## Problem details:
Transcribe every line exactly. Leave the pictures behind.

## Information shown:
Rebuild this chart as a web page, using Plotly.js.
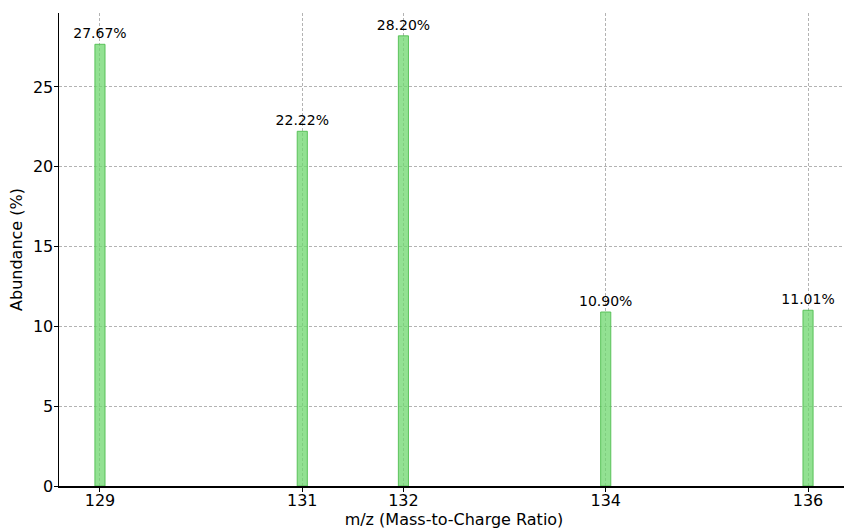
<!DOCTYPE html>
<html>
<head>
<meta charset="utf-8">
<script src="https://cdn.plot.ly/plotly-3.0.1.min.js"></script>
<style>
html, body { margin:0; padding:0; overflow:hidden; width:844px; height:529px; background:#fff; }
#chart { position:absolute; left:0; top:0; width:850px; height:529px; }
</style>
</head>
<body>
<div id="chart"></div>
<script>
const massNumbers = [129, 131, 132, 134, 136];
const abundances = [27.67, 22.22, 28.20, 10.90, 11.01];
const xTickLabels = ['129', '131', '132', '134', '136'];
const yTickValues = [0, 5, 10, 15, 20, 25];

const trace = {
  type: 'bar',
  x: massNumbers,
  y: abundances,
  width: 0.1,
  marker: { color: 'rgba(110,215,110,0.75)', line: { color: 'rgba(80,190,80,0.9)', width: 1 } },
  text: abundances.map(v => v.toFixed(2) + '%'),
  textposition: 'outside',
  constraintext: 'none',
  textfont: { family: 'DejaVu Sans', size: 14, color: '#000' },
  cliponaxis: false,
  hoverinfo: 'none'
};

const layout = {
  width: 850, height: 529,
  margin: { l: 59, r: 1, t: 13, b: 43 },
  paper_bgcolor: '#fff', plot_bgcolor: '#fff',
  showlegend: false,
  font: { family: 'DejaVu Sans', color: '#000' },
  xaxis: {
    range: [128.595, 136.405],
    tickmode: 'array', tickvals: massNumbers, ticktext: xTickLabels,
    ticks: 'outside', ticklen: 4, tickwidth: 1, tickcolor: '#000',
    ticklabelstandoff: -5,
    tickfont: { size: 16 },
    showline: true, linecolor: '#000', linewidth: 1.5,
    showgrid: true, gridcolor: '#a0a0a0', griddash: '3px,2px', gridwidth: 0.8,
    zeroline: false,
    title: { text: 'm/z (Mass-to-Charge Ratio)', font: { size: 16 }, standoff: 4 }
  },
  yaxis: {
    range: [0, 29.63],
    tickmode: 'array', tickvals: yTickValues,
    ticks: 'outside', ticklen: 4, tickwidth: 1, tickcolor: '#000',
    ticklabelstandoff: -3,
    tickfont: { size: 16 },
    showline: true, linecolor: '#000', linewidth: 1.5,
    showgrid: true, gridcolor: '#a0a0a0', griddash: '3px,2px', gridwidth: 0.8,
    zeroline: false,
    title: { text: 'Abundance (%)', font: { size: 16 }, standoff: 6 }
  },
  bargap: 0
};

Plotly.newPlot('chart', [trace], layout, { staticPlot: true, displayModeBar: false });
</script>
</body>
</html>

## Response to the exercise:
Rebuild this chart as a web page, using Plotly.js.
<!DOCTYPE html>
<html>
<head>
<meta charset="utf-8">
<script src="https://cdn.plot.ly/plotly-3.0.1.min.js"></script>
<style>
html, body { margin:0; padding:0; overflow:hidden; width:844px; height:529px; background:#fff; }
#chart { position:absolute; left:0; top:0; width:850px; height:529px; }
</style>
</head>
<body>
<div id="chart"></div>
<script>
const massNumbers = [129, 131, 132, 134, 136];
const abundances = [27.67, 22.22, 28.20, 10.90, 11.01];
const xTickLabels = ['129', '131', '132', '134', '136'];
const yTickValues = [0, 5, 10, 15, 20, 25];

const trace = {
  type: 'bar',
  x: massNumbers,
  y: abundances,
  width: 0.1,
  marker: { color: 'rgba(110,215,110,0.75)', line: { color: 'rgba(80,190,80,0.9)', width: 1 } },
  text: abundances.map(v => v.toFixed(2) + '%'),
  textposition: 'outside',
  constraintext: 'none',
  textfont: { family: 'DejaVu Sans', size: 14, color: '#000' },
  cliponaxis: false,
  hoverinfo: 'none'
};

const layout = {
  width: 850, height: 529,
  margin: { l: 59, r: 1, t: 13, b: 43 },
  paper_bgcolor: '#fff', plot_bgcolor: '#fff',
  showlegend: false,
  font: { family: 'DejaVu Sans', color: '#000' },
  xaxis: {
    range: [128.595, 136.405],
    tickmode: 'array', tickvals: massNumbers, ticktext: xTickLabels,
    ticks: 'outside', ticklen: 4, tickwidth: 1, tickcolor: '#000',
    ticklabelstandoff: -5,
    tickfont: { size: 16 },
    showline: true, linecolor: '#000', linewidth: 1.5,
    showgrid: true, gridcolor: '#a0a0a0', griddash: '3px,2px', gridwidth: 0.8,
    zeroline: false,
    title: { text: 'm/z (Mass-to-Charge Ratio)', font: { size: 16 }, standoff: 4 }
  },
  yaxis: {
    range: [0, 29.63],
    tickmode: 'array', tickvals: yTickValues,
    ticks: 'outside', ticklen: 4, tickwidth: 1, tickcolor: '#000',
    ticklabelstandoff: -3,
    tickfont: { size: 16 },
    showline: true, linecolor: '#000', linewidth: 1.5,
    showgrid: true, gridcolor: '#a0a0a0', griddash: '3px,2px', gridwidth: 0.8,
    zeroline: false,
    title: { text: 'Abundance (%)', font: { size: 16 }, standoff: 6 }
  },
  bargap: 0
};

Plotly.newPlot('chart', [trace], layout, { staticPlot: true, displayModeBar: false });
</script>
</body>
</html>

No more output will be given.